Faculty Scholars: Won Kidane


When Won Kidane joined the Villanova Law faculty this fall, he came with over 20 years’ experience in international commercial law and arbitration—as a practicing attorney; an arbitrator of transnational commercial disputes; and a law professor and scholar who has taught not only in the U.S. but also in Africa (as a Fulbright Scholar) and China. His main interest is exploring the cultural aspects of commercial dispute resolution, given that tribunal proceedings involve people and organizations from different cultural backgrounds and legal traditions.

“If a Chinese company sues a U.S company, for example, the tribunal could include an arbitrator from France, another from Korea, and one from Nigeria—and they are asked to come together and resolve an extremely complex commercial dispute,” Kidane says. “When you gather people from different backgrounds, you can imagine what kinds of dynamics could happen in the courtroom. I study that cultural interaction and the communication aspects of how evidence is presented and how it is understood.”
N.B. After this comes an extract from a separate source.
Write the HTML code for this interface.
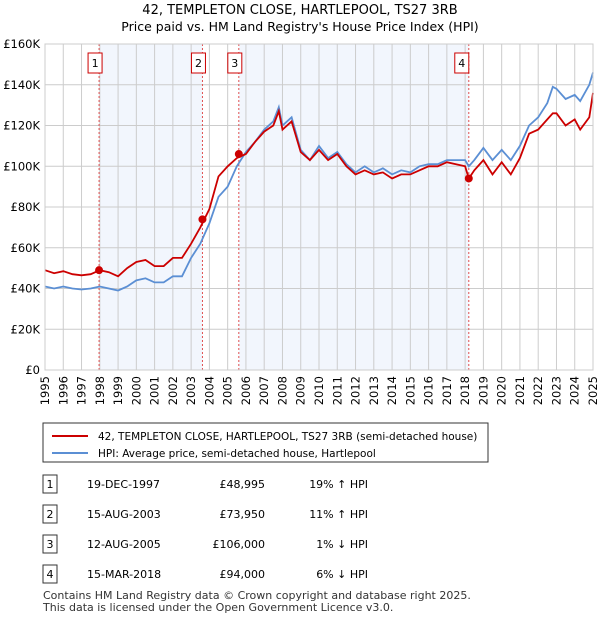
<!DOCTYPE html>
<html><head><meta charset="utf-8"><style>
body{margin:0;background:#fff;font-family:"Liberation Sans","DejaVu Sans",sans-serif;}
svg text{font-family:"DejaVu Sans","Liberation Sans",sans-serif;}
</style></head><body>
<svg id="c" width="600" height="620" xmlns="http://www.w3.org/2000/svg">
<text x="300" y="14" text-anchor="middle" font-size="13">42, TEMPLETON CLOSE, HARTLEPOOL, TS27 3RB</text>
<text x="300" y="31" text-anchor="middle" font-size="12.5">Price paid vs. HM Land Registry's House Price Index (HPI)</text>
<g id="plot"></g>
<g>
<rect x="43" y="423" width="445" height="39" fill="#fff" stroke="#333"/>
<line x1="52" y1="436" x2="88" y2="436" stroke="#cc0000" stroke-width="2"/>
<text x="98" y="440" font-size="10.5">42, TEMPLETON CLOSE, HARTLEPOOL, TS27 3RB (semi-detached house)</text>
<line x1="52" y1="453" x2="88" y2="453" stroke="#5b8fd4" stroke-width="2"/>
<text x="98" y="457" font-size="10.5">HPI: Average price, semi-detached house, Hartlepool</text>
</g>
<g id="table" font-size="11"></g>
<text x="43" y="599" font-size="11" fill="#333">Contains HM Land Registry data © Crown copyright and database right 2025.</text>
<text x="43" y="611" font-size="11" fill="#333">This data is licensed under the Open Government Licence v3.0.</text>
</svg>
<script>
const years=[1995,1995.5,1996,1996.5,1997,1997.5,1998,1998.5,1999,1999.5,2000,2000.5,2001,2001.5,2002,2002.5,2003,2003.5,2004,2004.5,2005,2005.5,2006,2006.5,2007,2007.5,2007.8,2008,2008.5,2009,2009.5,2010,2010.5,2011,2011.5,2012,2012.5,2013,2013.5,2014,2014.5,2015,2015.5,2016,2016.5,2017,2017.5,2018,2018.2,2018.5,2019,2019.5,2020,2020.5,2021,2021.5,2022,2022.5,2022.8,2023,2023.5,2024,2024.3,2024.8,2025];
const hpiValues=[41,40,41,40,39.5,40,41,40,39,41,44,45,43,43,46,46,55,62,72,85,90,100,107,112,118,122,129,120,124,108,103,110,104,107,101,97,100,97,99,96,98,97,100,101,101,103,103,103,100,103,109,103,108,103,110,120,124,131,139,138,133,135,132,140,146];
const priceValues=[49,47.5,48.5,47,46.5,47,49,48,46,50,53,54,51,51,55,55,62,70,79,95,100,104,106,112,117,120,127,118,122,107,103,108,103,106,100,96,98,96,97,94,96,96,98,100,100,102,101,100,94,98,103,96,102,96,104,116,118,123,126,126,120,123,118,124,136];
const saleDates=[1997.96,2003.62,2005.61,2018.2];
const salePrices=[48995,73950,106000,94000];
const saleLabels=["1","2","3","4"];
const yTicks=[0,20,40,60,80,100,120,140,160];
const yTickLabels=["£0","£20K","£40K","£60K","£80K","£100K","£120K","£140K","£160K"];
const tableDates=["19-DEC-1997","15-AUG-2003","12-AUG-2005","15-MAR-2018"];
const tablePrices=["£48,995","£73,950","£106,000","£94,000"];
const tableHpi=["19% ↑ HPI","11% ↑ HPI","1% ↓ HPI","6% ↓ HPI"];
const NS="http://www.w3.org/2000/svg";
const X0=45,X1=593,Y0=370,Y1=44;
const xs=y=>X0+(y-1995)/30*(X1-X0);
const ys=v=>Y0-v/160*(Y0-Y1);
const g=document.getElementById('plot');
function mk(t,a,p){const e=document.createElementNS(NS,t);for(const k in a)e.setAttribute(k,a[k]);(p||g).appendChild(e);return e;}
let bg=mk('rect',{x:X0,y:Y1,width:X1-X0,height:Y0-Y1,fill:'#fff'});


[[0,1],[2,3]].forEach(([a,b])=>{const r=mk('rect',{x:xs(saleDates[a]),y:Y1,width:xs(saleDates[b])-xs(saleDates[a]),height:Y0-Y1,fill:'#eef3fc',opacity:0.75});

});
for(let y=1995;y<=2025;y++){const l=mk('line',{x1:xs(y),x2:xs(y),y1:Y1,y2:Y0,stroke:'#ccc','stroke-width':1});


const t=mk('text',{x:0,y:0,'font-size':11.5,'text-anchor':'end',transform:`translate(${xs(y)+4},${Y0+6}) rotate(-90)`});t.textContent=y;

}
yTicks.forEach((v,i)=>{const l=mk('line',{x1:X0,x2:X1,y1:ys(v),y2:ys(v),stroke:'#ccc','stroke-width':1});


const t=mk('text',{x:X0-5,y:ys(v)+4,'font-size':11.5,'text-anchor':'end'});t.textContent=yTickLabels[i];

});
saleDates.forEach((d,i)=>{const l=mk('line',{x1:xs(d),x2:xs(d),y1:Y1,y2:Y0,stroke:'#e05050','stroke-width':1,'stroke-dasharray':'2,2'});


const bx=xs(d)-9-(i==3?3:0);
const r=mk('rect',{x:bx-2,y:53,width:14,height:20,fill:'#fff',stroke:'#c00'});


const t=mk('text',{x:bx+5,y:67,'font-size':11,'text-anchor':'middle'});t.textContent=saleLabels[i];

});
function path(vals,col,name){const d=vals.map((v,i)=>(i?'L':'M')+xs(years[i]).toFixed(1)+','+ys(v).toFixed(1)).join('');
const p=mk('path',{d:d,fill:'none',stroke:col,'stroke-width':1.8});

}
path(hpiValues,'#5b8fd4','hpi-line');
path(priceValues,'#cc0000','price-line');
saleDates.forEach((d,i)=>{const c=mk('circle',{cx:xs(d),cy:ys(salePrices[i]/1000),r:4,fill:'#cc0000'});

});
const ax=mk('rect',{x:X0,y:Y1,width:X1-X0,height:Y0-Y1,fill:'none',stroke:'#ccc'});
const tb=document.getElementById('table');
saleLabels.forEach((s,i)=>{const y=485+i*30;
const r=mk('rect',{x:43,y:y-10,width:14,height:18,fill:'#fff',stroke:'#333'},tb);


const vals=[[50,s,'middle'],[87,tableDates[i],'start'],[265,tablePrices[i],'end'],[368,tableHpi[i],'end']];
vals.forEach(([x,txt,a])=>{const t=mk('text',{x:x,y:y+3,'text-anchor':a},tb);t.textContent=txt;

});});
</script>
</body></html>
His 2017 book, The Culture of International Arbitration (Oxford University Press), was the first of its kind to delve into these issues. His newest book, Africa’s International Investment Law Regimes (OUP), published in November 2023, offers an in-depth look at more than 30 African cases that have come before the International Centre for Settlement of Investment Disputes over the past 50 years. Kidane writes from experience: He has represented African states in investment and commercial arbitration matters and has visited more than 20 countries on the continent. He is particularly interested in commercial dispute resolutions between China and Africa. He published a book on this topic in 2011 as well as several articles, including one he is now preparing for the Northwestern Journal of International Law & Business.

Kidane is driven by his conviction that broader cultural representation on tribunals improves the quality of justice. He notes that, in the 30 African cases he recently studied, only a few arbitrators were African, and only four were women. “If you look at African nations going to London or Paris or The Hague to litigate a case, often against a European company, the arbitrators are usually European, and that’s because of the historical hierarchy,” he says. “My endeavor is to show that you need to have cultural representation, and not just for the sake of diversifying. It literally improves the quality of justice—and that could be helpful to developing countries.”

Kidane is active in global reform initiatives such as United Nations Commission on International Trade Law's working group to address diversity in international arbitration. He also helped draft the Investment Protocol of the  African Continental Free Trade Area (AfCFTA) agreement, which would create a continent-wide market for goods and services, business, and investment. He plans to write about how this Protocol should be implemented.

Kidane’s focus on Africa makes him the ideal person to lead Villanova Law’s new International Entrepreneurship Program in Cape Town, South Africa, which launched this fall. Students are now taking courses in comparative law and will spend the spring semester in South Africa, gaining hands-on experience with practicing lawyers at South African law firms and businesses. They will study South African law at a local university and compare it with other legal systems. Kidane, who taught in a similar program in the past, says the experience of living abroad and working within another legal system is “extremely eye-opening.”

“My responsibility is to design it in such a way to give students the most exposure to international law and foreign law matters,” he says. “Our students are primarily exposed to U.S. federal and state jurisdictions. But in today’s world, where business is transnational, many students will end up doing work related to other countries’ laws. This experience will not only help them get a better sense for how things are done outside the U.S. but also give them a perspective to better understand the U.S. legal system.”

The opportunity to shape this program—the law school’s first in Africa—drew Kidane to Villanova Law, along with the chance to build its international law curriculum. The school’s research emphasis and location also factored into his decision. “This is a dynamic community of scholars, and geographically you cannot beat it—we’re right between New York and D.C., where international law is made,” he says. “It is the perfect combination of everything for me.”